▶ _DIRECTIVE_:
Each line from the top of the listing through the one holding "plt.rcParams['font.family'] = ['Liberation" should be restated word for word, with nothing added and no pictures.

◇ ◇ ◇ ◇ ◇ ◇ ◇

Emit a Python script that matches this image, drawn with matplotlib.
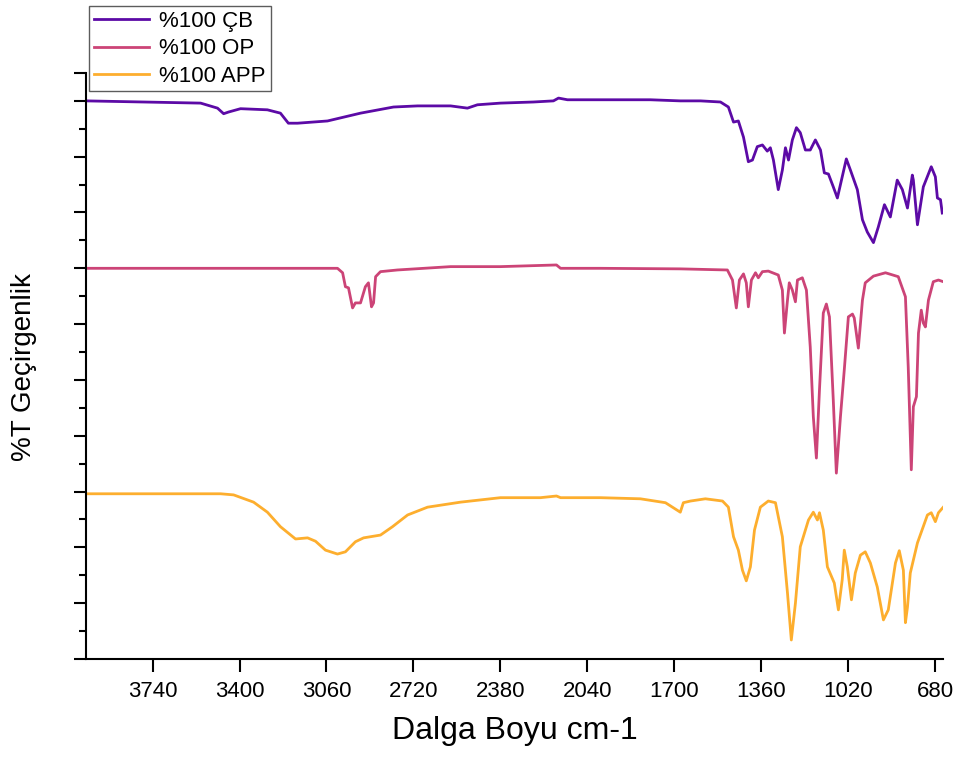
import numpy as np
import matplotlib
matplotlib.use("Agg")
import matplotlib.pyplot as plt
from matplotlib.ticker import MultipleLocator, FixedLocator, NullFormatter

plt.rcParams['font.family'] = ['Liberation Sans', 'DejaVu Sans']

# wavenumber (cm-1) / offset transmittance
cb_x = [4000, 3552, 3486, 3462, 3443, 3396, 3291, 3240, 3209, 3173, 3056, 2927, 2798, 2704,
        2575, 2509, 2470, 2380, 2251, 2173, 2153, 2118, 1989, 1794, 1677, 1598, 1520, 1489,
        1469, 1450, 1430, 1411, 1395, 1376, 1356, 1337, 1325, 1313, 1294, 1278, 1266, 1254,
        1239, 1223, 1208, 1188, 1169, 1149, 1129, 1114, 1098, 1079, 1063, 1044, 1028, 1012,
        985, 965, 946, 922, 903, 879, 856, 829, 809, 789, 770, 766, 750, 727, 696, 680, 672,
        660, 653]
cb_y = [10.0, 9.96, 9.87, 9.77, 9.80, 9.86, 9.84, 9.78, 9.60, 9.60, 9.64, 9.78, 9.89, 9.91,
        9.91, 9.87, 9.93, 9.96, 9.98, 10.0, 10.05, 10.02, 10.02, 10.02, 10.0, 10.0, 9.98, 9.89,
        9.62, 9.64, 9.35, 8.91, 8.94, 9.18, 9.21, 9.10, 9.16, 8.94, 8.41, 8.76, 9.16, 8.94,
        9.30, 9.52, 9.43, 9.12, 9.12, 9.30, 9.12, 8.71, 8.69, 8.46, 8.26, 8.64, 8.96, 8.76,
        8.41, 7.87, 7.65, 7.46, 7.74, 8.14, 7.92, 8.58, 8.41, 8.08, 8.67, 8.58, 7.78, 8.46,
        8.82, 8.64, 8.26, 8.23, 7.99]

op_x = [4000, 3017, 2997, 2986, 2974, 2958, 2947, 2927, 2908, 2896, 2884, 2876, 2868, 2849,
        2783, 2575, 2380, 2161, 2145, 1989, 1677, 1493, 1473, 1458, 1446, 1430, 1419, 1411,
        1399, 1383, 1372, 1356, 1333, 1294, 1278, 1270, 1258, 1251, 1239, 1227, 1219, 1200,
        1184, 1169, 1157, 1145, 1133, 1118, 1106, 1094, 1079, 1067, 1051, 1036, 1020, 1004,
        997, 981, 965, 954, 922, 875, 825, 797, 786, 774, 766, 754, 746, 735, 727, 719, 707,
        688, 668, 649]
op_y = [7.0, 7.0, 6.92, 6.67, 6.65, 6.29, 6.38, 6.38, 6.67, 6.74, 6.31, 6.38, 6.85, 6.94,
        6.97, 7.03, 7.03, 7.06, 7.0, 7.0, 6.99, 6.97, 6.79, 6.29, 6.79, 6.90, 6.74, 6.31,
        6.79, 6.92, 6.83, 6.94, 6.95, 6.88, 6.61, 5.84, 6.43, 6.74, 6.61, 6.40, 6.79, 6.83,
        6.61, 5.59, 4.34, 3.60, 4.82, 6.20, 6.36, 6.13, 4.64, 3.33, 4.34, 5.18, 6.13, 6.18,
        6.11, 5.57, 6.43, 6.74, 6.86, 6.92, 6.85, 6.49, 5.23, 3.39, 4.52, 4.70, 5.84, 6.25,
        6.02, 5.95, 6.43, 6.76, 6.79, 6.76]

app_x = [4000, 3474, 3423, 3345, 3291, 3240, 3181, 3134, 3103, 3064, 3017, 2986, 2947, 2915,
         2849, 2802, 2743, 2665, 2536, 2380, 2224, 2161, 2145, 1989, 1833, 1735, 1677, 1665,
         1637, 1579, 1512, 1489, 1469, 1450, 1434, 1419, 1403, 1387, 1364, 1333, 1305, 1278,
         1258, 1243, 1227, 1208, 1176, 1157, 1141, 1133, 1118, 1102, 1075, 1059, 1044, 1036,
         1024, 1008, 993, 973, 954, 934, 907, 883, 864, 836, 821, 805, 797, 789, 778, 750,
         711, 696, 680, 668, 649]
app_y = [2.96, 2.96, 2.94, 2.81, 2.63, 2.37, 2.15, 2.17, 2.11, 1.95, 1.88, 1.92, 2.10, 2.17,
         2.22, 2.37, 2.58, 2.72, 2.81, 2.89, 2.89, 2.92, 2.89, 2.89, 2.87, 2.80, 2.63, 2.80,
         2.83, 2.87, 2.83, 2.72, 2.19, 1.95, 1.59, 1.40, 1.65, 2.31, 2.72, 2.83, 2.80, 2.19,
         1.18, 0.34, 1.00, 2.01, 2.49, 2.63, 2.49, 2.62, 2.31, 1.65, 1.36, 0.88, 1.42, 1.95,
         1.65, 1.06, 1.54, 1.86, 1.92, 1.72, 1.29, 0.70, 0.88, 1.72, 1.94, 1.59, 0.65, 0.93,
         1.54, 2.08, 2.58, 2.62, 2.46, 2.62, 2.72]

labels = ['%100 ÇB', '%100 OP', '%100 APP']
colors = ['#5c0aa6', '#cc4477', '#fdae2e']
xticks = [3740, 3400, 3060, 2720, 2380, 2040, 1700, 1360, 1020, 680]

fig = plt.figure(figsize=(9.61, 7.57), dpi=100)
ax = fig.add_axes([0.0895, 0.1295, 0.8918, 0.7741])

for xs, ys, c, lab in zip([cb_x, op_x, app_x], [cb_y, op_y, app_y], colors, labels):
    ax.plot(xs, ys, color=c, lw=2.0, label=lab, solid_joinstyle='round')

ax.set_xlim(4000, 650)
ax.set_ylim(0, 10.5)

ax.xaxis.set_major_locator(FixedLocator(xticks))
ax.yaxis.set_major_locator(FixedLocator(list(np.arange(0, 11, 1.0)) + [10.5]))
ax.yaxis.set_minor_locator(MultipleLocator(0.5))
ax.yaxis.set_major_formatter(NullFormatter())

ax.spines['top'].set_visible(False)
ax.spines['right'].set_visible(False)
ax.spines['left'].set_linewidth(1.5)
ax.spines['bottom'].set_linewidth(1.5)
ax.tick_params(axis='both', which='major', direction='out', length=9, width=1.5,
               labelsize=16, pad=7)
ax.tick_params(axis='y', which='minor', direction='out', length=5, width=1.5)

ax.set_xlabel('Dalga Boyu cm-1', fontsize=23, labelpad=10)
ax.set_ylabel('%T Geçirgenlik', fontsize=20)
ax.yaxis.set_label_coords(-0.057, 0.498)

leg = ax.legend(loc='upper left', bbox_to_anchor=(0.0035, 1.114), borderaxespad=0,
                fontsize=16, frameon=True, fancybox=False, handlelength=2.5,
                handletextpad=0.45, labelspacing=0.28, borderpad=0.22)
leg.get_frame().set_edgecolor('#333333')
leg.get_frame().set_linewidth(1.0)

fig.savefig('out.png', dpi=100)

◇ ◇ ◇ ◇ ◇ ◇ ◇

▶ _SOLUTION FOR THIS EXERCISE_:
Emit a Python script that matches this image, drawn with matplotlib.
import numpy as np
import matplotlib
matplotlib.use("Agg")
import matplotlib.pyplot as plt
from matplotlib.ticker import MultipleLocator, FixedLocator, NullFormatter

plt.rcParams['font.family'] = ['Liberation Sans', 'DejaVu Sans']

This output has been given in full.